A 97-year-old former Canadian citizen who was charged with Holocaust war crimes in Hungary this week lived quietly in Montreal for nearly 50 years.

Laszlo Csatary raised a family in the city’s Notre Dame de Grace neighbourhood and sold art.

It is alleged that 70 years ago he abused and deported thousands of Jews to the Auschwitz death camp in his role as chief of an internment camp in the Slovakian city of Kosice, part of Hungary at the time.

In 1948 a Czech court sentenced him to death in absentia. He arrived in Nova Scotia the following year, became a Canadian citizen in 1955 and lived in Montreal with his wife.

He told neighbours that he was an art dealer.

The real estate agent who sold his home recalled there were many paintings in the house.

“It was set up as storage for a tremendous number of paintings, perhaps 200 paintings,” Dale Newton, a local real estate agent, told CTV Montreal.

Csatary left Montreal in 1997, apparently heading for Europe. This was after Canadian authorities alleged that Csatary did not disclose information about his collaboration with Nazis while working for the Royal Hungarian Police and his participation in the internment and deportation of thousands of Hungarian Jews to concentration camps.

His citizenship was revoked in August 1997 and a deportation order was issued, based on his obtaining citizenship by giving false information. Before authorities ruled on his fate in a deportation hearing, Csatary left the country.

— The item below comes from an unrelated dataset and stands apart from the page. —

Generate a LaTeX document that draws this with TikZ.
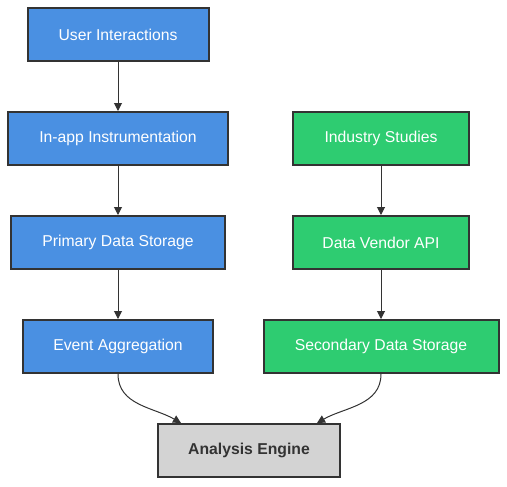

The case was brought to the attention of Hungarian authorities in 2011 by the Simon Wiesenthal Center, a Jewish organization active in tracking down Nazis not yet brought to justice.

In April, Csatary topped the organization’s list of most-wanted Nazi war criminals.

According to a summary of the case released by prosecutors in Budapest, Csatary was a police officer in the Slovakian city of Kosice, at the time part of Hungary.

It is alleged that in May 1944, Csatary was named chief of an internment camp at a Kosice brick factory. Some 12,000 Jews were deported from the internment camp to Auschwitz and other Nazi death camps.

Authorities said Csatary was present when the trains were loaded and sent to concentration camps.

Csatary "regularly" used a dog whip against the Jewish detainees "without any special reasons and irrespective of the assaulted people's sex, age or health condition," the prosecutors' statement said.

At the Montreal Holocaust Memorial Centre, news of his possible prosecution was received with mixed emotions.

“If it's just to take revenge on him....at 97? I don't know,” author Catherine Shvets told CTV Montreal.

Alice Hersovitch, who works at the memorial centre said that Csatary’s advanced age and that fact that he was able to evade prosecution until now makes her even angrier.

“He deported thousands of people… to Auschitz and we all know very few came back,” Hersovitch told CTV Montreal.

“There is no victory here.”

Investigators say despite his age, Csatary is still in good health and possibly capable of paying for his alleged crimes.